I'm kind of shocked at how many people here are from TX, esp in or near Houston.


----------



## cybernaut (Jul 30, 2010)

I might be going to Houston this fall to attend The University of Houston . I'm still a bit unsure though b/c I'm still waiting on the scholarship announcements for the scholarships that I've applied for. It's cool to know that there are several people here from Houston though.


----------



## mandm177 (Apr 15, 2011)

Dallas/Las Colinas here!


----------



## cwq (Mar 23, 2011)

Hi people, i am from Singapore. Hows everyone. I know i aint from texas but anyone wanna be my friend?


----------



## nbtxdude (Jun 20, 2010)

Yo.

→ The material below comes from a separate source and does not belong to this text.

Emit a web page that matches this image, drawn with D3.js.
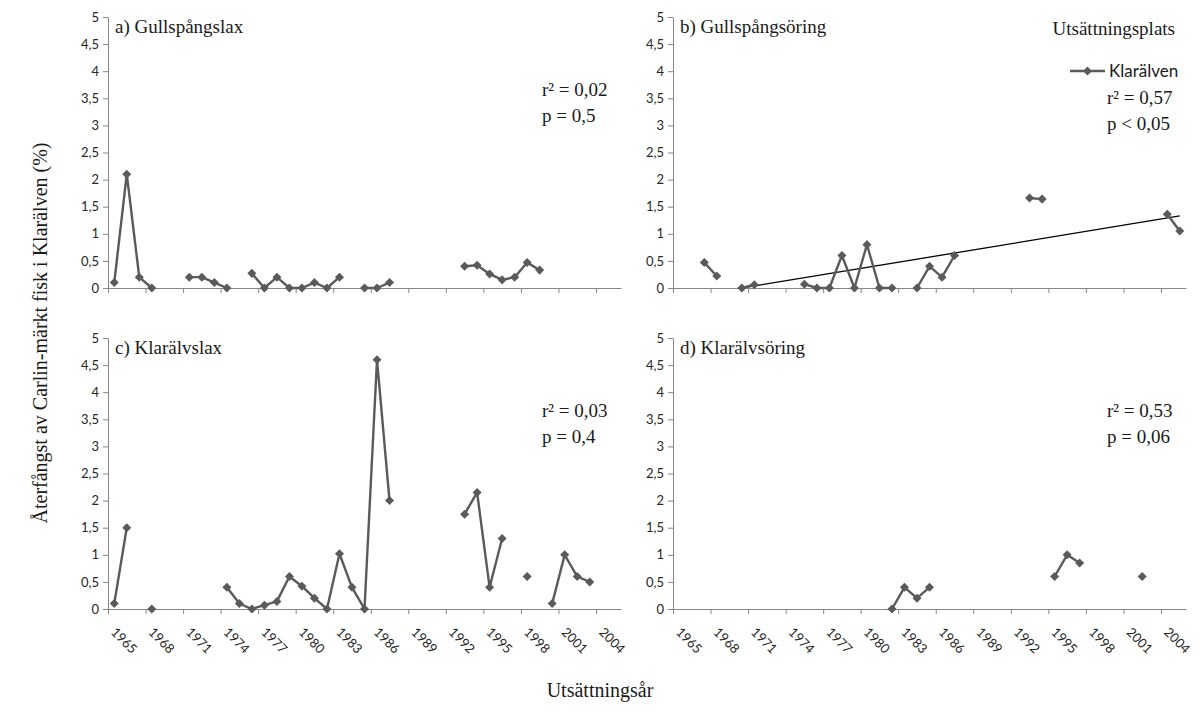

San Marcos/Austin here.


----------



## JustWakeUp (Apr 27, 2009)

near Amarillo.


----------



## tranquildream (Nov 17, 2010)

I'm from Houston but living in Lubbock atm until I graduate in a year T_T


----------



## debutante (Dec 29, 2009)

yup, im from houston


----------



## debutante (Dec 29, 2009)

ravenm721 said:


> I might be going to Houston this fall to attend The University of Houston . I'm still a bit unsure though b/c I'm still waiting on the scholarship announcements for the scholarships that I've applied for. It's cool to know that there are several people here from Houston though.

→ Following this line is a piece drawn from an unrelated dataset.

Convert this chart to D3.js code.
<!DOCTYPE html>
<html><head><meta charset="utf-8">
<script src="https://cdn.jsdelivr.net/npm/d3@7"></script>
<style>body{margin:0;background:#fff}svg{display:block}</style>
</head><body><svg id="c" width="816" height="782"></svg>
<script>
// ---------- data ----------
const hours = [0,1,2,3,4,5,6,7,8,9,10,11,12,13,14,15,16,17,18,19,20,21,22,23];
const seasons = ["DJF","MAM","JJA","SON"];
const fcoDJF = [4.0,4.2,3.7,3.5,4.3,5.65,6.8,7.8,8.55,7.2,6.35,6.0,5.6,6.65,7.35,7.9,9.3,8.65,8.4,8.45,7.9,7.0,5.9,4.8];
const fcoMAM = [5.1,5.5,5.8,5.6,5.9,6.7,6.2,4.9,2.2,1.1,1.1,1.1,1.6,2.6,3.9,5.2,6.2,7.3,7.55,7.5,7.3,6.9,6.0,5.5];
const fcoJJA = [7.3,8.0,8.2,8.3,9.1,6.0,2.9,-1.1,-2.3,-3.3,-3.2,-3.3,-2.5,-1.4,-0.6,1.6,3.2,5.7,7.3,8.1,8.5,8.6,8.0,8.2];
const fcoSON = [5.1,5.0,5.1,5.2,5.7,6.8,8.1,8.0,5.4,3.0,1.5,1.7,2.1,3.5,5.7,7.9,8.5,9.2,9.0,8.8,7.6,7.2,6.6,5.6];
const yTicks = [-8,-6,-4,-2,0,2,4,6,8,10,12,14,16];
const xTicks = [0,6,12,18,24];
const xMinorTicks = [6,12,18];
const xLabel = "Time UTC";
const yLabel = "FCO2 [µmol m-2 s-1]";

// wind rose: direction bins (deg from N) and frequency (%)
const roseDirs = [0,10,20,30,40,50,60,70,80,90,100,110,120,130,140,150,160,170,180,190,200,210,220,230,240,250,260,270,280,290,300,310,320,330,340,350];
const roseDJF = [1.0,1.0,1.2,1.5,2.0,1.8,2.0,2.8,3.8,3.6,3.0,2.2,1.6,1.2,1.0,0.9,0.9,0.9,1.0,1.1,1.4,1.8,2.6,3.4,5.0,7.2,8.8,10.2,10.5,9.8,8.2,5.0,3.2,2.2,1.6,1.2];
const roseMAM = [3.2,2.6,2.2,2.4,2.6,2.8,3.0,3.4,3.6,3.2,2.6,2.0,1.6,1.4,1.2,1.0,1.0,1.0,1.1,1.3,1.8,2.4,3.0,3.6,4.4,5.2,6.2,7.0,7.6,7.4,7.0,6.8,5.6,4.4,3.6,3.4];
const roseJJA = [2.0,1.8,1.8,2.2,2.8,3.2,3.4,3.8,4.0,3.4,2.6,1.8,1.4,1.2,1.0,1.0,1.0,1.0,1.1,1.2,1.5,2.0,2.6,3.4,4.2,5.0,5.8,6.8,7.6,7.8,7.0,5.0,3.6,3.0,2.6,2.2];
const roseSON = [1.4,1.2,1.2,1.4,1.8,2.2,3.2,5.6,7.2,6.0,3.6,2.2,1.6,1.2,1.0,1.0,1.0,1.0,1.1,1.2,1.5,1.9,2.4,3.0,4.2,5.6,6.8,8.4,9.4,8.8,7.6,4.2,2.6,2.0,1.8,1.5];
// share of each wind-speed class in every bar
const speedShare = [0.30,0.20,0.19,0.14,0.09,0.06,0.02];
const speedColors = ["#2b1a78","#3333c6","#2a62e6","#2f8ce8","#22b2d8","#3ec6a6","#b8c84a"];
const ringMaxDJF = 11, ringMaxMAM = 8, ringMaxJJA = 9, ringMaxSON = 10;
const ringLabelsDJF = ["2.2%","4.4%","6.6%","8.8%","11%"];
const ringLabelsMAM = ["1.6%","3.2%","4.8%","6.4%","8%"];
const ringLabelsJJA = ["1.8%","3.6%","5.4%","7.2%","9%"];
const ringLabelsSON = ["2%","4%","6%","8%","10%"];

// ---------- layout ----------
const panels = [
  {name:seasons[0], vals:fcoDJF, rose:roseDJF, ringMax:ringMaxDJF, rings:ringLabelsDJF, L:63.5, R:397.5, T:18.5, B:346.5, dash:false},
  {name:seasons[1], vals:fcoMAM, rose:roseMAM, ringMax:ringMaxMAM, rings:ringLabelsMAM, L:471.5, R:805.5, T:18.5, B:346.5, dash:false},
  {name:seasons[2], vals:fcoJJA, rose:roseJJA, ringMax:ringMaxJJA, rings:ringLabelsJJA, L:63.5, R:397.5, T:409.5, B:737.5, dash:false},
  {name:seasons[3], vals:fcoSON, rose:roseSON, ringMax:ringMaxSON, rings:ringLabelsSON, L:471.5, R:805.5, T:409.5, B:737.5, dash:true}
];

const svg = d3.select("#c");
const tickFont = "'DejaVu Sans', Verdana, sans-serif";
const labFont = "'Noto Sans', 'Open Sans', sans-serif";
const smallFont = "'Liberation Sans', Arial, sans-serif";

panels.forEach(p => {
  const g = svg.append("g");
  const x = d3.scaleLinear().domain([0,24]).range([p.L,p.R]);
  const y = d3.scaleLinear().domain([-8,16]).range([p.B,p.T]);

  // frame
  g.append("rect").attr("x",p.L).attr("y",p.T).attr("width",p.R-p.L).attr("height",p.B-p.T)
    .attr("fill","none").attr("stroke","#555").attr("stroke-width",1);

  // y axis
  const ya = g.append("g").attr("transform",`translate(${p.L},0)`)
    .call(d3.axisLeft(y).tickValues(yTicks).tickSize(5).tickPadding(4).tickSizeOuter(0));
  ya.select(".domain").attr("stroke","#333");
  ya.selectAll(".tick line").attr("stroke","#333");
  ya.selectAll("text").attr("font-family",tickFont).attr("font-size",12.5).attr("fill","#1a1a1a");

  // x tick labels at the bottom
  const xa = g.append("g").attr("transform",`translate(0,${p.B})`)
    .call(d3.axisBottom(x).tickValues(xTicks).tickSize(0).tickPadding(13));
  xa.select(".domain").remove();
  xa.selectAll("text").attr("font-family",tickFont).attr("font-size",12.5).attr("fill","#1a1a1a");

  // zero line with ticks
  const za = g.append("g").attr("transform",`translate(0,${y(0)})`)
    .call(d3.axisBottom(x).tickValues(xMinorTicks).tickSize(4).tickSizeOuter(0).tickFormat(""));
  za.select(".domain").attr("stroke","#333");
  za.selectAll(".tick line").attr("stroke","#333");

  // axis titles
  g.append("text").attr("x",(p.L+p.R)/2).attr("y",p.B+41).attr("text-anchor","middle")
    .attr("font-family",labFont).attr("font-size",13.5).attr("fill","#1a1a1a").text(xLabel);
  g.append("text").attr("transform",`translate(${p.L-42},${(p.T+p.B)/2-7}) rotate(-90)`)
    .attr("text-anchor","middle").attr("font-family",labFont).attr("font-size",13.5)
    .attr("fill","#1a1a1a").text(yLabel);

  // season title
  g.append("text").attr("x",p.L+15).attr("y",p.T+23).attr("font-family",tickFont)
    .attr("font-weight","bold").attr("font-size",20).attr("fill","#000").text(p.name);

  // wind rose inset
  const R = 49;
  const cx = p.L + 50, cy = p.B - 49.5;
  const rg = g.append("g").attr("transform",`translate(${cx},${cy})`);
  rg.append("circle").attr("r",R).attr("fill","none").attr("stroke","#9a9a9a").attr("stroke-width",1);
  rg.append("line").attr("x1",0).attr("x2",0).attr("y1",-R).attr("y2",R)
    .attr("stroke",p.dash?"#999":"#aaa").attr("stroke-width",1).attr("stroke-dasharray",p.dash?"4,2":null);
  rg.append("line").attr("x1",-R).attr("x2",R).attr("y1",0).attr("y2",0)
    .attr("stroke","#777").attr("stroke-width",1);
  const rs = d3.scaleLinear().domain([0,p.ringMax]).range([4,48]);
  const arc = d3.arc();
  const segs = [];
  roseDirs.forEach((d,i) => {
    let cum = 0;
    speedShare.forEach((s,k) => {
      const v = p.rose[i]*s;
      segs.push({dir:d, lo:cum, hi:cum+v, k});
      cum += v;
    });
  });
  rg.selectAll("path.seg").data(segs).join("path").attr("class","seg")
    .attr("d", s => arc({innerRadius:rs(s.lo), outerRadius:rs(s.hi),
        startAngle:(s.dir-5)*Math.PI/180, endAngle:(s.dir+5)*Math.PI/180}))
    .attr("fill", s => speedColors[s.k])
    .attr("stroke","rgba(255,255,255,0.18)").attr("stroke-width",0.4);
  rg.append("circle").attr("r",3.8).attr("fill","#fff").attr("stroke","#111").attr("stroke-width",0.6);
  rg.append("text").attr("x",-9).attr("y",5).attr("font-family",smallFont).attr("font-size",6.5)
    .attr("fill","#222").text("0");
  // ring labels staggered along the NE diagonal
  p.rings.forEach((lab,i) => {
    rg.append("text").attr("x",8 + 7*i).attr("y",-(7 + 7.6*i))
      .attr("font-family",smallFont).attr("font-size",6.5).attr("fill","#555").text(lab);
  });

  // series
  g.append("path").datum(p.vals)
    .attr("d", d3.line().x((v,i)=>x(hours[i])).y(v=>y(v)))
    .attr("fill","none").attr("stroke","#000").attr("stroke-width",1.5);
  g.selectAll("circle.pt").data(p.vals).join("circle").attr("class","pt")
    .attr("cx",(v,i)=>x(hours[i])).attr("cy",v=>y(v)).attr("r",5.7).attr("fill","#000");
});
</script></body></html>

nice. i currently go there.


----------



## ForeverInBloom (Oct 4, 2010)

Houston...south


----------



## rockguitarist89 (Sep 22, 2010)

aafd


----------



## ReincarnatedRose (May 20, 2011)

Yes! South Texas!


----------



## maninthebox (Mar 29, 2004)

Austin here. I've lived in Fort Worth and Dallas a little, you people need an HEB. Although Austin is known for as being "weird", I felt more comfortable being a loner in Ft Worth for some reason...


----------



## cold fission cure (Aug 31, 2010)

I was in texas but now in Houston. Oh well was good while it lasted. Maybe someday I'll be back


----------



## kippan (Jun 4, 2011)

Fort Worth/Denton/Dallas


----------